You can watch the performance here (https://youtu.be/_3hZ8DGQSWk) and see that, although it was passable there is so much room for improvement.

I need to really contemplate that idea of performing and then moving to the next best thing.  The truth is, this performance is only about 4 minutes.  I should be able to find 4 minutes each time I practice to run through the routine, or even just chunks of the routine, until I could do it perfectly every time.  Moving forward, I am going to try this and measure how it works – and if there is any cross over when learning harder skills and routines.

Second, I have never had a problem standing up in front of people and performing.  I have been doing it since I was little and sang in the choir at church.  Then through college and young adult years I led the music for two church services every Sunday.  From there I started competing in powerlifting, so by the time I got to Pole Dance competition, the performance aspect wasn’t a stumbling block for me.  But I do have some tricks that I use to psych myself up.

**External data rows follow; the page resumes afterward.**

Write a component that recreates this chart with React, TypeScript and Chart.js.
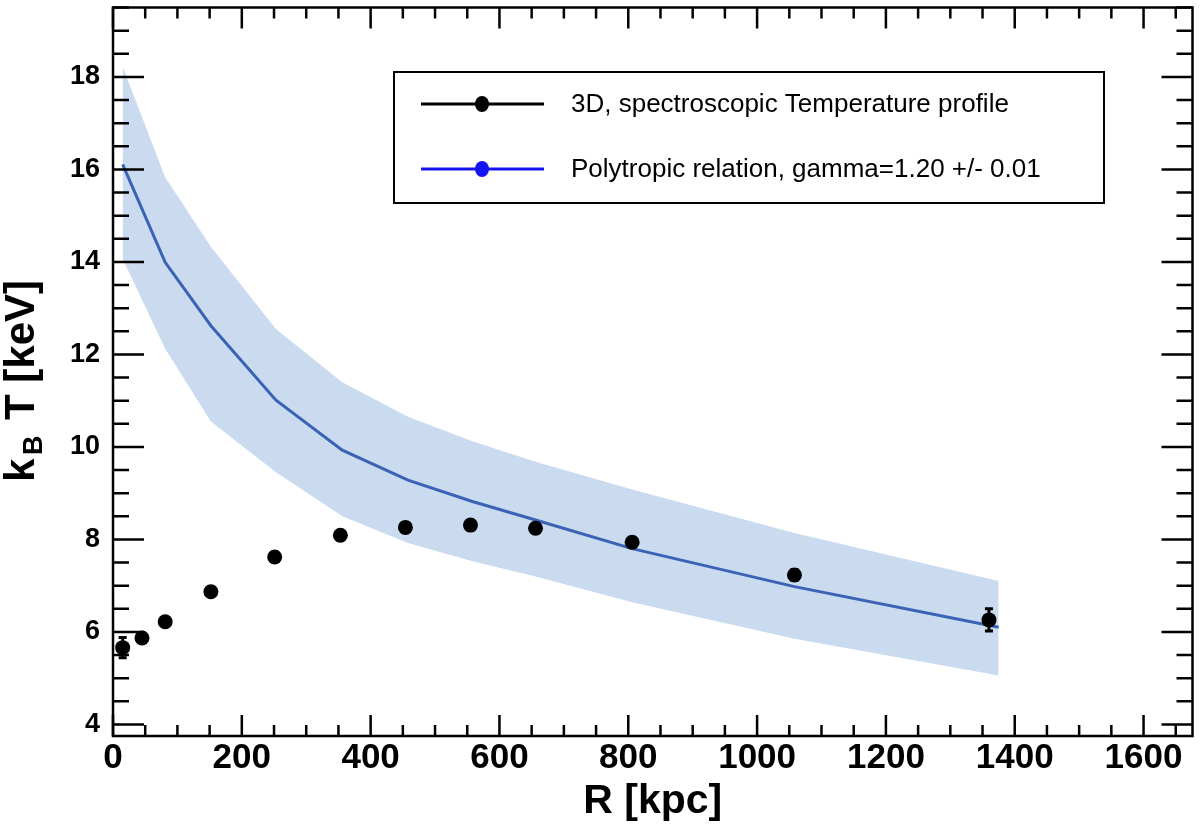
import React, { useEffect, useRef } from "react";
import { Chart, registerables } from "chart.js";

Chart.register(...registerables);

// ---- data ----
const radiusKpc = [15, 45, 81, 152, 251, 353, 454, 555, 656, 806, 1058, 1360];
const tempKeV = [5.66, 5.87, 6.22, 6.87, 7.62, 8.09, 8.26, 8.31, 8.24, 7.94, 7.23, 6.26];
const tempErr = [0.22, 0.1, 0.1, 0.1, 0.1, 0.1, 0.1, 0.1, 0.1, 0.1, 0.12, 0.24];

const modelR = [15, 81, 152, 253, 356, 458, 558, 656, 806, 1058, 1375];
const modelT = [16.11, 13.99, 12.62, 11.01, 9.93, 9.28, 8.82, 8.42, 7.8, 6.98, 6.1];
const bandUpper = [18.22, 15.83, 14.33, 12.55, 11.4, 10.65, 10.12, 9.68, 9.08, 8.14, 7.1];
const bandLower = [14.06, 12.12, 10.55, 9.45, 8.5, 7.92, 7.53, 7.2, 6.64, 5.85, 5.06];

const xTicks = [0, 200, 400, 600, 800, 1000, 1200, 1400, 1600];
const yTicks = [4, 6, 8, 10, 12, 14, 16, 18];

const dataLabel = "3D, spectroscopic Temperature profile";
const modelLabel = "Polytropic relation, gamma=1.20 +/- 0.01";

const FONT = '"Liberation Sans", Arial, Helvetica, sans-serif';

export default function App() {
  const ref = useRef<HTMLCanvasElement>(null);

  useEffect(() => {
    document.body.style.margin = "0";
    const canvas = ref.current!;

    const decor = {
      id: "decor",
      afterDatasetsDraw(chart: any) {
        const ctx = chart.ctx;
        const xs = chart.scales.x;
        const ys = chart.scales.y;
        ctx.save();
        ctx.strokeStyle = "#000";
        ctx.lineWidth = 3;
        radiusKpc.forEach((r, i) => {
          const px = xs.getPixelForValue(r);
          const top = ys.getPixelForValue(tempKeV[i] + tempErr[i]);
          const bot = ys.getPixelForValue(tempKeV[i] - tempErr[i]);
          ctx.beginPath();
          ctx.moveTo(px, top);
          ctx.lineTo(px, bot);
          ctx.moveTo(px - 4, top);
          ctx.lineTo(px + 4, top);
          ctx.moveTo(px - 4, bot);
          ctx.lineTo(px + 4, bot);
          ctx.stroke();
        });
        ctx.restore();
      },
      afterDraw(chart: any) {
        const ctx = chart.ctx;
        const a = chart.chartArea;
        const xs = chart.scales.x;
        const ys = chart.scales.y;
        ctx.save();
        ctx.strokeStyle = "#000";
        ctx.lineWidth = 2.5;
        ctx.strokeRect(a.left, a.top, a.right - a.left, a.bottom - a.top);

        // x ticks (bottom and top), inward
        ctx.beginPath();
        for (let v = 0; v <= xs.max; v += 50) {
          const px = xs.getPixelForValue(v);
          const major = v % 200 === 0;
          const len = major ? 21 : 11;
          ctx.moveTo(px, a.bottom);
          ctx.lineTo(px, a.bottom - len);
          ctx.moveTo(px, a.top);
          ctx.lineTo(px, a.top + len);
        }
        // y ticks (left and right), inward
        for (let v = 4; v <= ys.max; v += 0.5) {
          const py = ys.getPixelForValue(v);
          const major = Math.abs(v % 2) < 1e-9;
          const len = major ? 31 : 16;
          ctx.moveTo(a.left, py);
          ctx.lineTo(a.left + len, py);
          ctx.moveTo(a.right, py);
          ctx.lineTo(a.right - len, py);
        }
        ctx.stroke();

        // legend
        const lx0 = 394, ly0 = 72, lx1 = 1104, ly1 = 203;
        ctx.fillStyle = "#fff";
        ctx.fillRect(lx0, ly0, lx1 - lx0, ly1 - ly0);
        ctx.lineWidth = 2;
        ctx.strokeRect(lx0, ly0, lx1 - lx0, ly1 - ly0);
        const entries = [
          { y: 104, color: "#000", text: dataLabel },
          { y: 169, color: "#1414f0", text: modelLabel },
        ];
        entries.forEach((e) => {
          ctx.strokeStyle = e.color;
          ctx.fillStyle = e.color;
          ctx.lineWidth = 3;
          ctx.beginPath();
          ctx.moveTo(421, e.y);
          ctx.lineTo(544, e.y);
          ctx.stroke();
          ctx.beginPath();
          ctx.ellipse(482, e.y, 7, 8, 0, 0, Math.PI * 2);
          ctx.fill();
          ctx.fillStyle = "#000";
          ctx.font = `26px ${FONT}`;
          ctx.textAlign = "left";
          ctx.textBaseline = "middle";
          ctx.fillText(e.text, 571, e.y + 1);
        });

        // x title
        ctx.fillStyle = "#000";
        ctx.font = `bold 41px ${FONT}`;
        ctx.textAlign = "center";
        ctx.textBaseline = "alphabetic";
        ctx.fillText("R [kpc]", (a.left + a.right) / 2, 813);

        // y title with subscript
        ctx.save();
        ctx.translate(34, 482);
        ctx.rotate(-Math.PI / 2);
        ctx.textAlign = "left";
        ctx.textBaseline = "alphabetic";
        ctx.font = `bold 42px ${FONT}`;
        ctx.fillText("k", 0, 0);
        ctx.font = `bold 27px ${FONT}`;
        ctx.fillText("B", 27, 8);
        ctx.font = `bold 42px ${FONT}`;
        ctx.fillText("T [keV]", 62, 0);
        ctx.restore();

        ctx.restore();
      },
    };

    const chart = new Chart(canvas, {
      type: "scatter",
      data: {
        datasets: [
          {
            label: dataLabel,
            data: radiusKpc.map((r, i) => ({ x: r, y: tempKeV[i] })),
            showLine: false,
            pointRadius: 7.5,
            pointBorderWidth: 0,
            backgroundColor: "#000",
            borderColor: "#000",
            order: 0,
          },
          {
            label: modelLabel,
            data: modelR.map((r, i) => ({ x: r, y: modelT[i] })),
            showLine: true,
            borderColor: "#3a62b5",
            borderWidth: 3,
            pointRadius: 0,
            fill: false,
            order: 1,
          },
          {
            label: "upper",
            data: modelR.map((r, i) => ({ x: r, y: bandUpper[i] })),
            showLine: true,
            borderColor: "rgba(0,0,0,0)",
            borderWidth: 0,
            pointRadius: 0,
            backgroundColor: "#cbdbef",
            fill: "+1",
            order: 2,
          },
          {
            label: "lower",
            data: modelR.map((r, i) => ({ x: r, y: bandLower[i] })),
            showLine: true,
            borderColor: "rgba(0,0,0,0)",
            borderWidth: 0,
            pointRadius: 0,
            fill: false,
            order: 3,
          },
        ],
      },
      options: {
        animation: false,
        responsive: false,
        devicePixelRatio: 1,
        events: [],
        layout: { padding: { left: 0, top: 4, right: 3, bottom: 0 } },
        plugins: {
          legend: { display: false },
          tooltip: { enabled: false },
        },
        scales: {
          x: {
            type: "linear",
            min: 0,
            max: 1676,
            afterBuildTicks: (s: any) => {
              s.ticks = xTicks.map((v) => ({ value: v }));
            },
            afterFit: (s: any) => {
              s.height = 91;
              s.paddingLeft = 0;
              s.paddingRight = 0;
              s.paddingTop = 0;
              s.paddingBottom = 0;
            },
            ticks: {
              font: { family: FONT, size: 35, weight: "bold" },
              color: "#000",
              padding: 1,
              maxRotation: 0,
              autoSkip: false,
              callback: (v: any) => String(v),
            },
            grid: { display: false, drawTicks: false },
            border: { display: false },
          },
          y: {
            type: "linear",
            min: 3.75,
            max: 19.5,
            afterBuildTicks: (s: any) => {
              s.ticks = yTicks.map((v) => ({ value: v }));
            },
            afterFit: (s: any) => {
              s.width = 113;
              s.paddingLeft = 0;
              s.paddingRight = 0;
              s.paddingTop = 0;
              s.paddingBottom = 0;
            },
            ticks: {
              font: { family: FONT, size: 27, weight: "bold" },
              color: "#000",
              padding: 13,
              autoSkip: false,
              callback: (v: any) => String(v),
            },
            grid: { display: false, drawTicks: false },
            border: { display: false },
          },
        },
      },
      plugins: [decor],
    } as any);

    return () => chart.destroy();
  }, []);

  return (
    <div style={{ position: "absolute", left: 0, top: 0, width: 1200, height: 827, background: "#fff" }}>
      <canvas ref={ref} width={1200} height={827} style={{ display: "block" }} />
    </div>
  );
}
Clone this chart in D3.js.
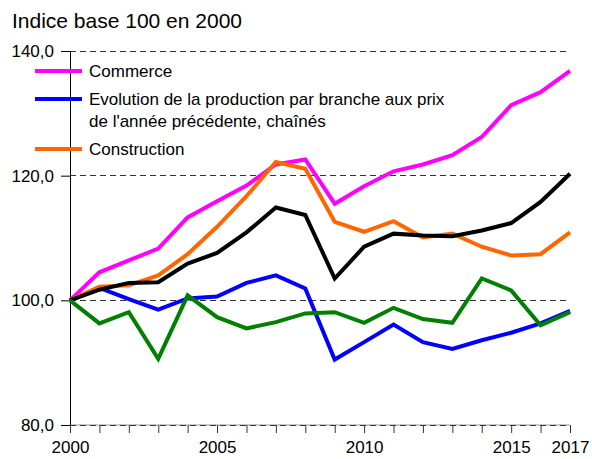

A question I always ask myself before any type of performance is “Whats the worst that can happen?”  Literally, one Sunday I was about to play a song and completely forgot how it went.  100% could not remember what the tune, the rhythm anything and I had to say to the church audience “I am so sorry but I have blanked on this song and will not be able to play it”  Someone in the congregation had pity on me and started singing the song accapella which made it click in my brain and I was able to join in and complete the song.   After that debacle I realized that there really just wasn’t anything that was going to happen that was so bad that I couldn’t recover.  So the answer to “Whats the worst that can happen?” is usually “not much that I can’t recover from”.  In any public performance setting the worst that can happen is that you royally screw up, bomb, make a fool of yourself, but in the end no one is going to die, the world will keep going and you will dust yourself off and overcome.

I did try the whole imagine your audience naked trick and honestly, I was distracted and horrified by the sight.  This works if you don’t know anyone in the audience, but start imaging naked and then lock eyes with your mom and things get weird – at least for me.  10/10 don’t recommend.